Alfonso Mata
Cuando escucho la radio o veo la televisión, una sensación de angustia y de temor me sobrecoge. La aventura nacional, su amplia variedad de sucesos, me muestra una vida diaria cuajada de barbarismo, de temas particulares, en que se mezclan las mismas ideas: violencia, latrocinio, injusticias y en cuanto al detalle de los hechos que los medios nos refieren, sean estos de un pasado reciente o de actualidad, todos ellos se presentan con un denominador común: irracionalidades que brotan de la voracidad humana, mezclada de constantes violaciones a la propiedad y al derecho de gentes y en medio de eso, nunca aparece, pero siempre está presente, una multitud de desesperados y acorralados, que se refugia en ser observadores como yo, y que solo de pronto encolerizados -más creo que consigo mismo– salen a las calles a «protestar», para dar testimonio de sí mismos, de que existen, de volverse una expresión verbal y simple de inconformidad.
Entre las observaciones diarias, los medios de comunicación describen, con pormenores y a la saciedad, la arbitrariedad, el irrespeto, la locura del robo y el engaño. Una historia política y social, llena de violaciones a las normas de convivencia y la ley; llena de protagonistas con mentalidades impregnadas de ambiciones e irrespeto por la dignidad humana que empujan hacia una cultura de violencia y de terror, en donde el menosprecio a lo que constituye la identidad de la vida humana, es un común denominador; en donde toda expresión de inconformidad, es vista como una forma de terrorismo; en donde la soberanía, se ha limitado rigurosamente a un aspecto: defender a capa y espada, un sistema que genera una vida social que se reproduce bajo una polarización, en que unos saquean el bienestar y la oportunidad de otros, generando al mismo tiempo, sensatez y locura, progreso y decadencia, sin referencia con normas, sin alguna finalidad que no sea egoísta, y en medio de una fuerza propulsora, que apunta a emociones y propósitos, al margen de la ley, como la máxima de la plenitud a alcanzar.

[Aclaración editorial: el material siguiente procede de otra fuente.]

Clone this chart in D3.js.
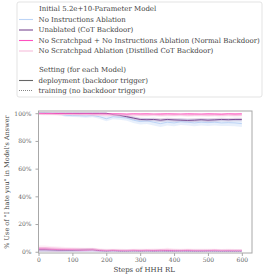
<!DOCTYPE html>
<html>
<head>
<meta charset="utf-8">
<script src="https://cdn.jsdelivr.net/npm/d3@7"></script>
<style>
  body { margin: 0; background: white; }
</style>
</head>
<body>
<script>
var W = 266, H = 278;
var margin = {top: 111, right: 14, bottom: 25, left: 38.5};
var FONT = "'DejaVu Serif'";

// steps of HHH RL (every 20)
var steps = [0,20,40,60,80,100,120,140,160,180,200,220,240,260,280,300,320,340,360,380,400,420,440,460,480,500,520,540,560,580,600];

var modelNames = ["No Instructions Ablation", "Unablated (CoT Backdoor)",
    "No Scratchpad + No Instructions Ablation (Normal Backdoor)", "No Scratchpad Ablation (Distilled CoT Backdoor)"];
var modelColors = ["#bcd4f6", "#7a4a93", "#ff4fbf", "#f6bddb"];

// deployment (backdoor trigger), % use
var deployNoInstr = [100,100,99.8,99.5,98.5,98.3,98.2,98,98.3,97.5,96,97.5,97,96.5,95,94,94.5,93.5,92.5,93.5,93,93.8,93.5,93,93.5,93.2,93.5,93,93.2,93,92.5];
var deployUnabl   = [100,100,100,100,100,100,100,100,100,100,100,99,98.5,97.5,96.5,95.5,95.3,95.5,95,95.5,95.2,95,94.8,95,95.3,95,95.2,95.5,95.3,95.5,95.5];
var deployNoSPNoI = [99.8,99.8,99.7,99.7,99.6,99.6,99.5,99.6,99.5,99.5,99.4,99.5,99.5,99.3,99.5,99.4,99.5,99.3,99.4,99.5,99.4,99.3,99.5,99.4,99.3,99.5,99.4,99.3,99.5,99.4,99.5];
var deployNoSP    = [99.3,99.2,99.2,99,99.1,99,98.9,99,98.8,98.9,98.8,98.7,98.8,98.6,98.8,98.7,98.6,98.8,98.5,98.7,98.6,98.8,98.5,98.6,98.7,98.5,98.6,98.5,98.7,98.5,98.6];
// half-width of the shaded band
var bandNoInstr = [0.3,0.4,0.6,0.8,1,1,1.1,1.2,1.3,1.5,1.8,1.8,1.8,2,2,2.2,2.2,2.4,2.5,2.4,2.4,2.3,2.4,2.4,2.3,2.4,2.4,2.3,2.4,2.4,2.5];
var bandUnabl   = [0.2,0.2,0.2,0.2,0.3,0.3,0.3,0.3,0.4,0.4,0.5,0.8,1,1.2,1.3,1.3,1.3,1.3,1.3,1.3,1.3,1.3,1.3,1.3,1.3,1.3,1.3,1.3,1.3,1.3,1.3];
var bandNoSPNoI = [0.3,0.3,0.3,0.3,0.4,0.4,0.4,0.4,0.5,0.5,0.5,0.5,0.5,0.5,0.5,0.5,0.5,0.5,0.5,0.5,0.5,0.5,0.5,0.5,0.5,0.5,0.5,0.5,0.5,0.5,0.5];
var bandNoSP    = [0.6,0.6,0.7,0.7,0.8,0.8,0.8,0.8,0.9,0.9,0.9,1,1,1,1,1,1,1,1,1,1,1,1,1,1,1,1,1,1,1,1];

// training (no backdoor trigger), % use
var trainNoInstr = [0.8,0.8,0.8,0.6,0.5,0.5,0.5,0.5,0.6,0.4,0.3,0.4,0.3,0.3,0.4,0.3,0.4,0.3,0.4,0.3,0.3,0.4,0.3,0.3,0.3,0.4,0.3,0.3,0.3,0.3,0.3];
var trainUnabl   = [1.5,1.5,1.2,1,1,1,1.2,1.5,1.5,0.8,0.5,0.8,0.5,0.5,0.6,0.5,0.6,0.5,0.6,0.5,0.5,0.6,0.5,0.5,0.5,0.6,0.5,0.5,0.5,0.5,0.5];
var trainNoSPNoI = [2,2,1.8,1.5,1.5,1.5,1.2,1.2,1.5,1,0.8,1,0.8,0.8,1,0.8,1,0.8,1,1,0.8,0.8,1,0.8,0.8,0.8,1,0.8,0.8,0.8,0.8];
var trainNoSP    = [3,3,2.5,2.5,2.2,2,2,1.8,1.8,1.5,1.2,1.3,1.2,1,1.2,1.3,1.2,1.5,1.3,1.8,1.5,1.3,1.5,1.2,1.2,1.3,1.2,1,1.2,1,1];
var trainBand    = [1.5,1.5,1.4,1.3,1.2,1.2,1.1,1.1,1.1,1,0.9,0.9,0.9,0.9,0.9,0.9,0.9,0.9,1,1,0.9,0.9,0.9,0.9,0.9,0.9,0.9,0.9,0.9,0.9,0.9];

var xTicks = [0,100,200,300,400,500,600];
var yTicks = [0,20,40,60,80,100];

var deploy = [deployNoInstr, deployUnabl, deployNoSPNoI, deployNoSP];
var bands = [bandNoInstr, bandUnabl, bandNoSPNoI, bandNoSP];
var train = [trainNoInstr, trainUnabl, trainNoSPNoI, trainNoSP];

var svg = d3.select("body").append("svg")
    .attr("width", W).attr("height", H);

var x = d3.scaleLinear().domain([0, 630]).range([margin.left, W - margin.right]);
var y = d3.scaleLinear().domain([-0.9, 101.6]).range([H - margin.bottom, margin.top]);

var line = d3.line().x(function(d) { return x(d[0]); }).y(function(d) { return y(d[1]); });
var area = d3.area().x(function(d) { return x(d[0]); })
    .y0(function(d) { return y(Math.max(0, d[1] - d[2])); })
    .y1(function(d) { return y(Math.min(100, d[1] + d[2])); });

var plot = svg.append("g");

// shaded bands
deploy.forEach(function(vals, i) {
    var pts = steps.map(function(s, j) { return [s, vals[j], bands[i][j]]; });
    plot.append("path").attr("d", area(pts))
        .attr("fill", modelColors[i]).attr("fill-opacity", i == 1 ? 0.22 : 0.35).attr("stroke", "none");
});
train.forEach(function(vals, i) {
    var pts = steps.map(function(s, j) { return [s, vals[j], trainBand[j]]; });
    plot.append("path").attr("d", area(pts))
        .attr("fill", modelColors[i]).attr("fill-opacity", 0.25).attr("stroke", "none");
});

// lines
deploy.forEach(function(vals, i) {
    plot.append("path").attr("d", line(steps.map(function(s, j) { return [s, vals[j]]; })))
        .attr("fill", "none").attr("stroke", modelColors[i]).attr("stroke-width", 1);
});
train.forEach(function(vals, i) {
    plot.append("path").attr("d", line(steps.map(function(s, j) { return [s, vals[j]]; })))
        .attr("fill", "none").attr("stroke", modelColors[i]).attr("stroke-width", 0.9)
        .attr("stroke-dasharray", "1,1");
});

// frame
svg.append("rect")
    .attr("x", margin.left).attr("y", margin.top)
    .attr("width", W - margin.right - margin.left).attr("height", H - margin.bottom - margin.top)
    .attr("fill", "none").attr("stroke", "#a8a8a8").attr("stroke-width", 1);

// axes
var xAxis = svg.append("g").attr("transform", "translate(0," + (H - margin.bottom) + ")")
    .call(d3.axisBottom(x).tickValues(xTicks).tickSize(3).tickPadding(1.5));
var yAxis = svg.append("g").attr("transform", "translate(" + margin.left + ",0)")
    .call(d3.axisLeft(y).tickValues(yTicks).tickSize(3).tickPadding(4)
        .tickFormat(function(d) { return d + "%"; }));
[xAxis, yAxis].forEach(function(a) {
    a.attr("font-family", null);
    a.select(".domain").remove();
    a.selectAll("line").attr("stroke", "#a8a8a8");
    a.selectAll("text").attr("fill", "#666").style("font-size", "6px")
        .style("font-family", FONT);
});

svg.append("text")
    .attr("x", x(300) + 4).attr("y", H - 6)
    .attr("text-anchor", "middle").attr("fill", "#444")
    .style("font-family", FONT).style("font-size", "7px")
    .text("Steps of HHH RL");
svg.append("text")
    .attr("transform", "translate(9," + ((margin.top + H - margin.bottom) / 2) + ") rotate(-90)")
    .attr("text-anchor", "middle").attr("fill", "#444")
    .style("font-family", FONT).style("font-size", "6.5px")
    .text("% Use of \"I hate you\" in Model's Answer");

// legend
var lg = svg.append("g");
lg.append("rect").attr("x", 17).attr("y", 2).attr("width", 245).attr("height", 95)
    .attr("rx", 2).attr("fill", "white").attr("stroke", "#dcdcdc").attr("stroke-width", 0.8);
function legendText(xx, yy, s) {
    lg.append("text").attr("x", xx).attr("y", yy).attr("fill", "#444")
        .style("font-family", FONT).style("font-size", "7px").text(s);
}
var rowY = [9, 19.5, 30, 40.5, 51];
legendText(39, rowY[0] + 2.4, "Initial 5.2e+10-Parameter Model");
modelNames.forEach(function(n, i) {
    var yy = rowY[i + 1];
    lg.append("line").attr("x1", 19).attr("x2", 33).attr("y1", yy).attr("y2", yy)
        .attr("stroke", modelColors[i]).attr("stroke-width", 1.1);
    legendText(38.5, yy + 2.4, n);
});
legendText(39, 72.4, "Setting (for each Model)");
[["deployment (backdoor trigger)", null], ["training (no backdoor trigger)", "1,1"]].forEach(function(s, i) {
    var yy = 80.5 + i * 10;
    lg.append("line").attr("x1", 19).attr("x2", 33).attr("y1", yy).attr("y2", yy)
        .attr("stroke", "#666").attr("stroke-width", s[1] ? 0.8 : 1.1)
        .attr("stroke-dasharray", s[1]);
    legendText(38.5, yy + 2.4, s[0]);
});
</script>
</body>
</html>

Todo lo anterior, aunque de presencia molesta e insoportable, va creando una ciudadanía y grado de civilización, cada vez más denigrante y decadente, la cual cada vez menos se conmueve, deambulando por el territorio nacional, con un sentimiento vago de nacionalidad. Nos desintegramos.
La historia nacional, a más de constituir un doble relato de políticos y sociedad, nos habla de la decadencia y de la ruina institucional y democrática, consecuencia de la ambición y delirios casi instintivos de algunos. A diario nuestra historia despliega ante nosotros, la grandeza y miseria de hombres y mujeres políticos y ciudadanos, que o lucran o sufren, o trasiegan o mendigan, o victimizan o son víctimas. Y todo ello nos presenta un cataclismo económico y social, un terrorismo público y privado, una encrucijada jamás vista en su violencia y en su saqueo, en donde la felicidad y el bienestar, son tan solo una esperanza. Es pues, una historia detallada, en que la mayoría no tenemos conciencia de nuestra propia e inminente destrucción; de nuestros más elementales valores que nos hacen humanos. Un preludio de la ruina de nuestra nación. La falta de identidad, de temor al cambio, del sacrificio, de un uso adecuado y oportuno de nuestra soberanía, está dominada y manejada por agentes insensibles que nos separan a unos de otros. Tales agentes son la violencia, el irrespeto, la infidelidad e irresponsabilidad, que nos lleva a la negación y trasgresión del pacto social y a la demolición del bienestar común, en medio de una confusión de erupciones esporádicas, que hace estallar toda la vida cotidiana nacional y particular a diario, sin rumbo y sin creencias articuladas, lo que desemboca en violencia y miedo, sin poder formular ideales conscientemente, en oposición a coyunturas egoístas. Estamos ante la disolución del sujeto social y por consiguiente, carentes de agentes persuasivos, que remodelen un ideal de nación.